(Records from a data collection)
_ _ _ _
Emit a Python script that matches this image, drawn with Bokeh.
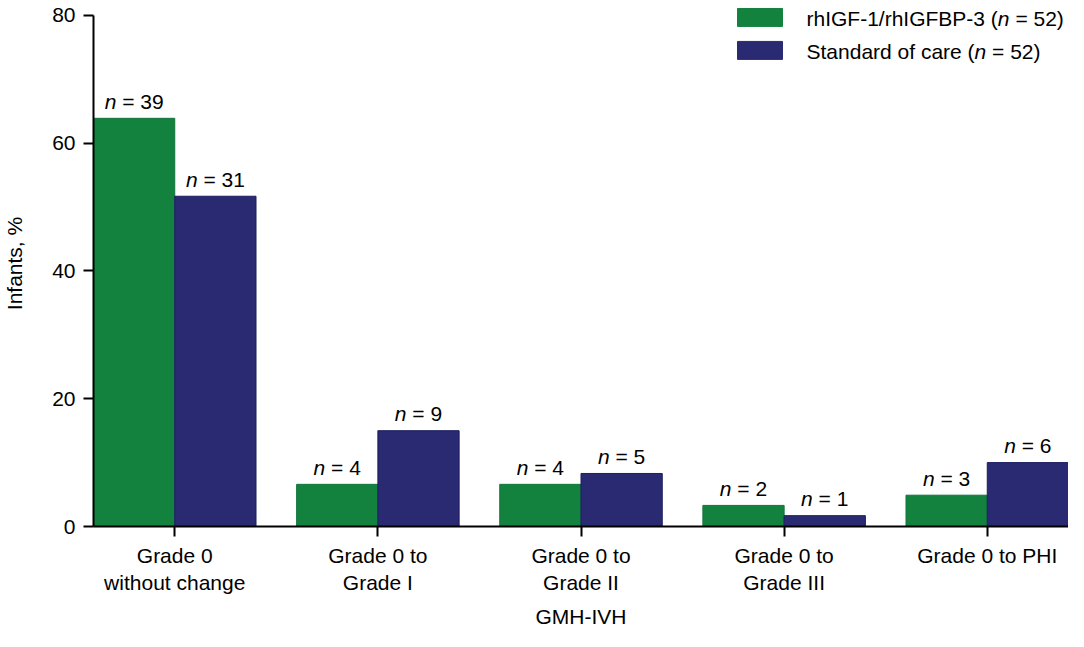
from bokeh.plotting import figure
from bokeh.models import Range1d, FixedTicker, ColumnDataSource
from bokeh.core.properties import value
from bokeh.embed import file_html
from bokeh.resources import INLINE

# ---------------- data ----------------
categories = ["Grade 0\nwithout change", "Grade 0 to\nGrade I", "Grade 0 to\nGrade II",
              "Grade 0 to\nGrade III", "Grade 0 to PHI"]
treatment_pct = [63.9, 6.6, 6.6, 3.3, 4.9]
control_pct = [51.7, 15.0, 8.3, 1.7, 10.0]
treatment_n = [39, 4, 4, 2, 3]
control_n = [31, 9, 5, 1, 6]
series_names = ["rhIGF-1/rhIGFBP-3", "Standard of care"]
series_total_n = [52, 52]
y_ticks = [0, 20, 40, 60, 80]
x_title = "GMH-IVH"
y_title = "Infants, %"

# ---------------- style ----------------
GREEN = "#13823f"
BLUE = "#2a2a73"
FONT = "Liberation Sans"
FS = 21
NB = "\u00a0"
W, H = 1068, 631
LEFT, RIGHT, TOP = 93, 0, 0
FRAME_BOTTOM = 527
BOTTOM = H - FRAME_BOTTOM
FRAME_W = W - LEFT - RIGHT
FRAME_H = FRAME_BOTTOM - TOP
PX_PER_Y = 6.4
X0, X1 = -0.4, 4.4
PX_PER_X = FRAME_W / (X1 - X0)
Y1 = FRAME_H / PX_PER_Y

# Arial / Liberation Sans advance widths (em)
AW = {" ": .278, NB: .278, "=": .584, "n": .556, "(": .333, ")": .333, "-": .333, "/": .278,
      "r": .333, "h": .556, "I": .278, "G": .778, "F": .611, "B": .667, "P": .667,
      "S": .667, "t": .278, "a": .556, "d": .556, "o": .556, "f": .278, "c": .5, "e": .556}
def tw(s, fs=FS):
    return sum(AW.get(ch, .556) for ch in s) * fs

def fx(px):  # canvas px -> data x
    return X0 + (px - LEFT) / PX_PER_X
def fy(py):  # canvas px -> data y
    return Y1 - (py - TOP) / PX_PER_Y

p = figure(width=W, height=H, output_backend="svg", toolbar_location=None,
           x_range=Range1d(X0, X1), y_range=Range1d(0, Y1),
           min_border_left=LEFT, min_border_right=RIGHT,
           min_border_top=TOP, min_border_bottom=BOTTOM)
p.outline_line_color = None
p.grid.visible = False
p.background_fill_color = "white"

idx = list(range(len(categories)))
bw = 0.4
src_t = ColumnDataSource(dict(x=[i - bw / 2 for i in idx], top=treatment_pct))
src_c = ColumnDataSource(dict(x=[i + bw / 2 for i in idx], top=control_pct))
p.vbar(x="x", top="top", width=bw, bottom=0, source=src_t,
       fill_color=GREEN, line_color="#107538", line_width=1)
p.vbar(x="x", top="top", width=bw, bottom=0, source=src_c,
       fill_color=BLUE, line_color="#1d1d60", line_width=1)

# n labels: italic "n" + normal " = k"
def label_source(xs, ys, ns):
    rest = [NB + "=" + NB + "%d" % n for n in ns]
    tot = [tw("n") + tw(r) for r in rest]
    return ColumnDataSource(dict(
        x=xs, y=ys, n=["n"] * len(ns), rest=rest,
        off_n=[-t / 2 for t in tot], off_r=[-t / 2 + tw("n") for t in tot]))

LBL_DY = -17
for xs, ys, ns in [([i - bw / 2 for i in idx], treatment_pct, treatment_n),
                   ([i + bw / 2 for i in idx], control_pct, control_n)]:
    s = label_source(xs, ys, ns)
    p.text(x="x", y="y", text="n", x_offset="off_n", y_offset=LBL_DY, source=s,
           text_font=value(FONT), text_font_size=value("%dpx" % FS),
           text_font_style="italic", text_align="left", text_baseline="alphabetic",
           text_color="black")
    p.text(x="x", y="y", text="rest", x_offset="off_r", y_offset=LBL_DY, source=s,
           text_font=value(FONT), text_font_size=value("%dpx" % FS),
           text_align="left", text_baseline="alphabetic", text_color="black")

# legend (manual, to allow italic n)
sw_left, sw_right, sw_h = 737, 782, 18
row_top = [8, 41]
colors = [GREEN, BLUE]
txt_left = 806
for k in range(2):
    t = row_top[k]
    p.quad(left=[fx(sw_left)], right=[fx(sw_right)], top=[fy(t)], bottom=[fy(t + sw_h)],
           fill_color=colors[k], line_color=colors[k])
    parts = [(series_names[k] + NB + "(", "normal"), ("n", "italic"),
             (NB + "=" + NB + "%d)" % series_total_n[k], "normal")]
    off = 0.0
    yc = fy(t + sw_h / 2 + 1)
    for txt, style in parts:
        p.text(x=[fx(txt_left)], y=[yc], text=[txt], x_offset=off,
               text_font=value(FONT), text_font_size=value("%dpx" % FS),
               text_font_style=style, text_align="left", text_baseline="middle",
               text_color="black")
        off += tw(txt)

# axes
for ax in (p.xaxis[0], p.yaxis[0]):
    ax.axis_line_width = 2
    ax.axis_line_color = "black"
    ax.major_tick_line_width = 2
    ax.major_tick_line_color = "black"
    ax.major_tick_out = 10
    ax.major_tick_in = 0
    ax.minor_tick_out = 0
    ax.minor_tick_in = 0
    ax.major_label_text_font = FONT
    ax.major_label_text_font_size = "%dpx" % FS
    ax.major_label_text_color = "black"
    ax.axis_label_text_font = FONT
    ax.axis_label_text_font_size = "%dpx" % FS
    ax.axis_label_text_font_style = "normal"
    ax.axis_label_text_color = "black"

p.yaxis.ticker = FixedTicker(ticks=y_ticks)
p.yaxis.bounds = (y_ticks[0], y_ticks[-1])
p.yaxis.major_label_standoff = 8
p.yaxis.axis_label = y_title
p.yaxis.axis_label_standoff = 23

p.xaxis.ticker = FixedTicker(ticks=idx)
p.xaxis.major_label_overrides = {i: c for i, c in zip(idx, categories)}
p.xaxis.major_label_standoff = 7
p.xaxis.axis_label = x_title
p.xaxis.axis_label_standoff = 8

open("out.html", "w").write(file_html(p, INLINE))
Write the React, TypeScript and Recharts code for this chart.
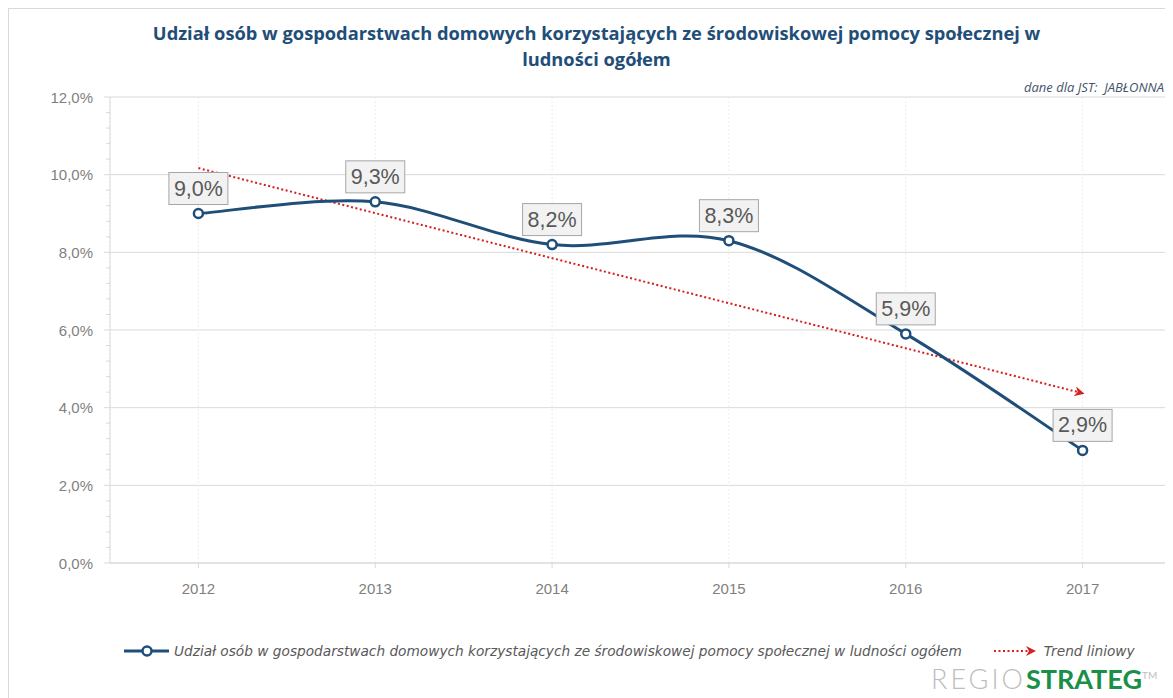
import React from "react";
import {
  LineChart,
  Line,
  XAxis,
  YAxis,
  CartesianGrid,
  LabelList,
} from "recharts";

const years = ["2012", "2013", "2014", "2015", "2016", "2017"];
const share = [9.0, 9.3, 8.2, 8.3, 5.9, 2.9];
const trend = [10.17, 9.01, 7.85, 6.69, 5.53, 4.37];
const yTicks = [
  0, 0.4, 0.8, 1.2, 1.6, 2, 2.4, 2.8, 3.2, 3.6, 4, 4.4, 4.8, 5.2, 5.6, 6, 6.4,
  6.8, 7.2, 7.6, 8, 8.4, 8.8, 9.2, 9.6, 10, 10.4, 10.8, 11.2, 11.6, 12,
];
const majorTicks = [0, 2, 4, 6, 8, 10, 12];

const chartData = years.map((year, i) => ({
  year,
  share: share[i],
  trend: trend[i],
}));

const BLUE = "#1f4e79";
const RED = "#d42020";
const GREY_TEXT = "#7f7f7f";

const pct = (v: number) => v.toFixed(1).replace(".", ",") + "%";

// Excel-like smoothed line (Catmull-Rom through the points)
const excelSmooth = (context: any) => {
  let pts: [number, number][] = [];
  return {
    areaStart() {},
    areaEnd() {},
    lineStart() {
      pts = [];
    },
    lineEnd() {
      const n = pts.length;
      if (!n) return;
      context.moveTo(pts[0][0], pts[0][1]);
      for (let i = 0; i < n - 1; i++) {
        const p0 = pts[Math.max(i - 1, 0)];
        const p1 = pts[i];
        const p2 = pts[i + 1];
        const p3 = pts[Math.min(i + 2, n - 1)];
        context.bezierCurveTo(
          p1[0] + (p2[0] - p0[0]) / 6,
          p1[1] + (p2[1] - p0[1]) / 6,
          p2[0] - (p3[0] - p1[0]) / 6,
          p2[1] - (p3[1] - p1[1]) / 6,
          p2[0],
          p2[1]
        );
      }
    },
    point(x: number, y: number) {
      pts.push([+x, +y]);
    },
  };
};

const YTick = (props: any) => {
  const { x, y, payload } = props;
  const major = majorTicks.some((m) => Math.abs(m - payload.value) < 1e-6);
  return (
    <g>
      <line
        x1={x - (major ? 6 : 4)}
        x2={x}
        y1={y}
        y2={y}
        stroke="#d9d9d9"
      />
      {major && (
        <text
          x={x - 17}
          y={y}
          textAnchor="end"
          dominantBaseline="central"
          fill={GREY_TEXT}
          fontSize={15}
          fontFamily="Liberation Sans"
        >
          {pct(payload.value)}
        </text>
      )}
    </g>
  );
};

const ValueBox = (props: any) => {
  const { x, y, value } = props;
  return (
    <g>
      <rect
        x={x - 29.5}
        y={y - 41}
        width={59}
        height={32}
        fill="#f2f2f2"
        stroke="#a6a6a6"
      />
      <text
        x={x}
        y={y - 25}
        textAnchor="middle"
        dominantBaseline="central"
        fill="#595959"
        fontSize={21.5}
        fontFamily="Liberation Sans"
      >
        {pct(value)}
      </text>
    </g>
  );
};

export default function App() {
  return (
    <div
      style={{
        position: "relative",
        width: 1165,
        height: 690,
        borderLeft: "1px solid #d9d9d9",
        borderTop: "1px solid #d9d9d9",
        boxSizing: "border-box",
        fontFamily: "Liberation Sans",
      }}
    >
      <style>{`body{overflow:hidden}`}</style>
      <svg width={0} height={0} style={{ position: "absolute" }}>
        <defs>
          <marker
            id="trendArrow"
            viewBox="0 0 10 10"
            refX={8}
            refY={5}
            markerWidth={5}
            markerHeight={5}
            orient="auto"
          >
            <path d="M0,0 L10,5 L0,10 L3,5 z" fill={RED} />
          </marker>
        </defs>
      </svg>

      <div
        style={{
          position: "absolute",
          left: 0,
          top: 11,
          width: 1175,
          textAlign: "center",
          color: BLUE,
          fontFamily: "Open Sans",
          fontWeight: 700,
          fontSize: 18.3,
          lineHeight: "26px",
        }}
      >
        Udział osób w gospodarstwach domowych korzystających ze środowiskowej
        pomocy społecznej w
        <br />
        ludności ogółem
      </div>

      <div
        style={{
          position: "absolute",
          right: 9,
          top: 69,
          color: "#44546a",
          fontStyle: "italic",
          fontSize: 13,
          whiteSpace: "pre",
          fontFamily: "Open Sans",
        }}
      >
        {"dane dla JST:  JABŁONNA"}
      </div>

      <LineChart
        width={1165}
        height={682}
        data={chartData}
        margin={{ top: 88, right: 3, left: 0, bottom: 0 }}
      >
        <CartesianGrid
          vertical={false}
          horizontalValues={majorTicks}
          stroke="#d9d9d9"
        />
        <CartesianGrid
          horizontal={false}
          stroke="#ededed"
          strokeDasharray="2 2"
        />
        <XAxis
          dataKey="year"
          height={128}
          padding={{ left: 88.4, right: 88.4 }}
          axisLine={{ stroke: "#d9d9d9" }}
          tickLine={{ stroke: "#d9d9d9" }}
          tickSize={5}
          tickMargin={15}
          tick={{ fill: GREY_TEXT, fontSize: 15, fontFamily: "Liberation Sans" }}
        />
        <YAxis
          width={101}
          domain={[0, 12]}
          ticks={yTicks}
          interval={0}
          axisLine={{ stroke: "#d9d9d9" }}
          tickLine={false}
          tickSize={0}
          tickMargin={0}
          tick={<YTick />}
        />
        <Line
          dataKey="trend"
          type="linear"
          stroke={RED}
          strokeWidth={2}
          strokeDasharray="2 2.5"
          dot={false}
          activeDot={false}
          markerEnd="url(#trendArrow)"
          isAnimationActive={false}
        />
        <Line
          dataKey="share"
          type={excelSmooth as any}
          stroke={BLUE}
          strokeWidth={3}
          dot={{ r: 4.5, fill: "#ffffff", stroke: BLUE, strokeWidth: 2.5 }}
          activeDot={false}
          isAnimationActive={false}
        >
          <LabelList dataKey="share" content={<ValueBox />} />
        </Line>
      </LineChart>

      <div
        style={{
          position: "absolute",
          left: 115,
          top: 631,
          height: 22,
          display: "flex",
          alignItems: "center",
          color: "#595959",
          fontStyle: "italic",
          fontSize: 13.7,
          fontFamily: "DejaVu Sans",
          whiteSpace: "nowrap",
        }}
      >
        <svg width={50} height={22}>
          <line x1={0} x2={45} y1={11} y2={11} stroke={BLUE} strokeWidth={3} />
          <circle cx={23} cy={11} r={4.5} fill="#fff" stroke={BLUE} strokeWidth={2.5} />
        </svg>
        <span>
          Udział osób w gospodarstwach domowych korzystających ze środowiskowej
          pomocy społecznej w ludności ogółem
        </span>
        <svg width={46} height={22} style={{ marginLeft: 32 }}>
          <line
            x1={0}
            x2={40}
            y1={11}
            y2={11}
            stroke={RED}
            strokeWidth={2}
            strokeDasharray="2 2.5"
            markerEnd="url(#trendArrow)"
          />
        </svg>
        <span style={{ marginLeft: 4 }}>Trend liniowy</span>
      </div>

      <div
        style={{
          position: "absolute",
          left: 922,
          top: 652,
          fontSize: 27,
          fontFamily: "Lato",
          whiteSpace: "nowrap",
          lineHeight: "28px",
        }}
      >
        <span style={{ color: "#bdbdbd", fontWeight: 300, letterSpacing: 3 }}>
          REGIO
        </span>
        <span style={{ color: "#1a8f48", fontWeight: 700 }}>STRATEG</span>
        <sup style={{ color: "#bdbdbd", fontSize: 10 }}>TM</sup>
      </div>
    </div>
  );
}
_ _ _ _
### [PROBLEM TO SOLVE]
Work through the records above line by line and count those that hold the string "this". Give only the result.

### [EXERCISE SOLUTION]
2